-- START Supplied data --
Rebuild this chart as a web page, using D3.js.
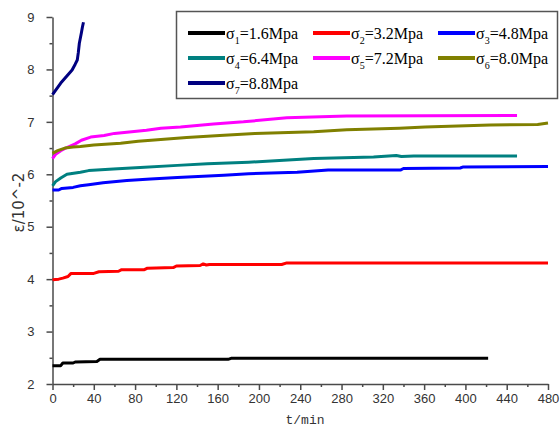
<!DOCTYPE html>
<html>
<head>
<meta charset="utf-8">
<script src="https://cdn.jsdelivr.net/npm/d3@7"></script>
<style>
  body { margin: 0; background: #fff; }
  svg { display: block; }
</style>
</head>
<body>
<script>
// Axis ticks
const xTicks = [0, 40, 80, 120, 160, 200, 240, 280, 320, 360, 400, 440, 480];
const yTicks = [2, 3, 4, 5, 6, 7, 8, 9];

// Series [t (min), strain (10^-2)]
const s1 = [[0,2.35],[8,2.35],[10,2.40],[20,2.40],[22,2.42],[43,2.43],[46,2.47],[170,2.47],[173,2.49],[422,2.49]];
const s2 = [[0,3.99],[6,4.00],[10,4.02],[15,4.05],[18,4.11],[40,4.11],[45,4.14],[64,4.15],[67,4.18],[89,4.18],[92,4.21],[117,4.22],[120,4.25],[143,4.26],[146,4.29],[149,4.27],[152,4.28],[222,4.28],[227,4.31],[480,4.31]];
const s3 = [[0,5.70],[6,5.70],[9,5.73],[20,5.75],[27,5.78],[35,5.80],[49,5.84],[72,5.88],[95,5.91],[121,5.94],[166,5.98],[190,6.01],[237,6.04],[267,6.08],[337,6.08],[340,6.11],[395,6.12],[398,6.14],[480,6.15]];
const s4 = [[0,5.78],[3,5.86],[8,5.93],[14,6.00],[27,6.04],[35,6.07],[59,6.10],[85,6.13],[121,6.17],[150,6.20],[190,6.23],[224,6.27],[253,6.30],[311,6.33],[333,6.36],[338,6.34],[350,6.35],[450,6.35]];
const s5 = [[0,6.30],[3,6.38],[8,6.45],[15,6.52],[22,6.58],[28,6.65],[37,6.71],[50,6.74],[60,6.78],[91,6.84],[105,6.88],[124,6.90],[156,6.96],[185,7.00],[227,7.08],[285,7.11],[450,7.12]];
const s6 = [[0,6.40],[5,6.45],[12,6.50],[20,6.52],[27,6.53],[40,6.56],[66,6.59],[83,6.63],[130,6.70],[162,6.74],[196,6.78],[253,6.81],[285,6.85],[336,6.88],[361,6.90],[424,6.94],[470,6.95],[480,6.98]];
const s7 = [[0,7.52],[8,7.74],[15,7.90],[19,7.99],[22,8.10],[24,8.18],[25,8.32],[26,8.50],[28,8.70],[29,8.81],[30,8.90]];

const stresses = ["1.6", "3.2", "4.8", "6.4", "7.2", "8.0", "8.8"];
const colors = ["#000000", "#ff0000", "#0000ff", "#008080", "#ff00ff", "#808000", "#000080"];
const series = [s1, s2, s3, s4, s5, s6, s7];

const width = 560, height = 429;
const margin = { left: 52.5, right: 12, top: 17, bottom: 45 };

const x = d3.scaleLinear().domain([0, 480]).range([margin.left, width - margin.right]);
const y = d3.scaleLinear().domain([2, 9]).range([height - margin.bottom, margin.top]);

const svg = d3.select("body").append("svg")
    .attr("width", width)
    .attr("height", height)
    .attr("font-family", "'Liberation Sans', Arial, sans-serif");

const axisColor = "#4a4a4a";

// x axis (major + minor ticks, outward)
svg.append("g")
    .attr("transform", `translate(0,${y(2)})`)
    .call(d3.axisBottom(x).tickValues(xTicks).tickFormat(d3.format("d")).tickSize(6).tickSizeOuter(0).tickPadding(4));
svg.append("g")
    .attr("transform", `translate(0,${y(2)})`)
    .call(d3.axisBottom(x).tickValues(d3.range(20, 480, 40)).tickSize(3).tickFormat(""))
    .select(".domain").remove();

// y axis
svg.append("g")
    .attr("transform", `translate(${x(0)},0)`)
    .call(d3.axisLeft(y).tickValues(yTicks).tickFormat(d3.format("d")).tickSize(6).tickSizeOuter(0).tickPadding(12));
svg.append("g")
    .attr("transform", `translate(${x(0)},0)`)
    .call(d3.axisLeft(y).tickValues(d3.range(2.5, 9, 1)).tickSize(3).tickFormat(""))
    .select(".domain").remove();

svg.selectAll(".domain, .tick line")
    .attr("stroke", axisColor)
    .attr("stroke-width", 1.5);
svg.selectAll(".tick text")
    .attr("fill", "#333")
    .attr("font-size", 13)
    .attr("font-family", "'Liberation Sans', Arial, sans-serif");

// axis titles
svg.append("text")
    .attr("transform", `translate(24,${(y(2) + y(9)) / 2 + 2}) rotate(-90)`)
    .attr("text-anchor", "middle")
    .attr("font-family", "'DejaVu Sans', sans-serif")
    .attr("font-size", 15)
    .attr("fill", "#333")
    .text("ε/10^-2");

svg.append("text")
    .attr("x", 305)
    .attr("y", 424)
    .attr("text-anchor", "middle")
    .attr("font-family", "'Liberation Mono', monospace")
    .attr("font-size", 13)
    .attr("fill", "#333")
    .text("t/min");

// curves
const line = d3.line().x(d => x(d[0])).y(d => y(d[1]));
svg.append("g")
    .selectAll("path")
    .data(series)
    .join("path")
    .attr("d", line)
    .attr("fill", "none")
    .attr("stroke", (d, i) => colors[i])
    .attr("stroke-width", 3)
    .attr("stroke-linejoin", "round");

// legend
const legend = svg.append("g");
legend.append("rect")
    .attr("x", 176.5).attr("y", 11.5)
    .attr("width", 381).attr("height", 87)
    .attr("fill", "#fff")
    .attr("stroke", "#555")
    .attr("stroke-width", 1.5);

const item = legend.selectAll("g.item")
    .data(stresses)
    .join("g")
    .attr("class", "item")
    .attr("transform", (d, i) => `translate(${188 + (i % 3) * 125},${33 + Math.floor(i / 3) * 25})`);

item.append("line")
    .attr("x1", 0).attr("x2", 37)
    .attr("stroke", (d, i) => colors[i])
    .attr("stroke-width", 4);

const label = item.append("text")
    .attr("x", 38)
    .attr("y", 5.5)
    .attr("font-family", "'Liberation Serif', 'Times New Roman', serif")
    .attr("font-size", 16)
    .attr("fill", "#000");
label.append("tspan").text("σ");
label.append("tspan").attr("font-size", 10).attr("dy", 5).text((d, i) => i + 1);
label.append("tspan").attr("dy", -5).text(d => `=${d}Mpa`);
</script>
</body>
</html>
-- END Supplied data --
Problem requirements
Would you reproduce the lines above, from the very first through the line containing "const y = d3.scaleLinear().domain([2, 9]).range([height", exactly and without the pictures?

Exercise output
Rebuild this chart as a web page, using D3.js.
<!DOCTYPE html>
<html>
<head>
<meta charset="utf-8">
<script src="https://cdn.jsdelivr.net/npm/d3@7"></script>
<style>
  body { margin: 0; background: #fff; }
  svg { display: block; }
</style>
</head>
<body>
<script>
// Axis ticks
const xTicks = [0, 40, 80, 120, 160, 200, 240, 280, 320, 360, 400, 440, 480];
const yTicks = [2, 3, 4, 5, 6, 7, 8, 9];

// Series [t (min), strain (10^-2)]
const s1 = [[0,2.35],[8,2.35],[10,2.40],[20,2.40],[22,2.42],[43,2.43],[46,2.47],[170,2.47],[173,2.49],[422,2.49]];
const s2 = [[0,3.99],[6,4.00],[10,4.02],[15,4.05],[18,4.11],[40,4.11],[45,4.14],[64,4.15],[67,4.18],[89,4.18],[92,4.21],[117,4.22],[120,4.25],[143,4.26],[146,4.29],[149,4.27],[152,4.28],[222,4.28],[227,4.31],[480,4.31]];
const s3 = [[0,5.70],[6,5.70],[9,5.73],[20,5.75],[27,5.78],[35,5.80],[49,5.84],[72,5.88],[95,5.91],[121,5.94],[166,5.98],[190,6.01],[237,6.04],[267,6.08],[337,6.08],[340,6.11],[395,6.12],[398,6.14],[480,6.15]];
const s4 = [[0,5.78],[3,5.86],[8,5.93],[14,6.00],[27,6.04],[35,6.07],[59,6.10],[85,6.13],[121,6.17],[150,6.20],[190,6.23],[224,6.27],[253,6.30],[311,6.33],[333,6.36],[338,6.34],[350,6.35],[450,6.35]];
const s5 = [[0,6.30],[3,6.38],[8,6.45],[15,6.52],[22,6.58],[28,6.65],[37,6.71],[50,6.74],[60,6.78],[91,6.84],[105,6.88],[124,6.90],[156,6.96],[185,7.00],[227,7.08],[285,7.11],[450,7.12]];
const s6 = [[0,6.40],[5,6.45],[12,6.50],[20,6.52],[27,6.53],[40,6.56],[66,6.59],[83,6.63],[130,6.70],[162,6.74],[196,6.78],[253,6.81],[285,6.85],[336,6.88],[361,6.90],[424,6.94],[470,6.95],[480,6.98]];
const s7 = [[0,7.52],[8,7.74],[15,7.90],[19,7.99],[22,8.10],[24,8.18],[25,8.32],[26,8.50],[28,8.70],[29,8.81],[30,8.90]];

const stresses = ["1.6", "3.2", "4.8", "6.4", "7.2", "8.0", "8.8"];
const colors = ["#000000", "#ff0000", "#0000ff", "#008080", "#ff00ff", "#808000", "#000080"];
const series = [s1, s2, s3, s4, s5, s6, s7];

const width = 560, height = 429;
const margin = { left: 52.5, right: 12, top: 17, bottom: 45 };

const x = d3.scaleLinear().domain([0, 480]).range([margin.left, width - margin.right]);
const y = d3.scaleLinear().domain([2, 9]).range([height - margin.bottom, margin.top]);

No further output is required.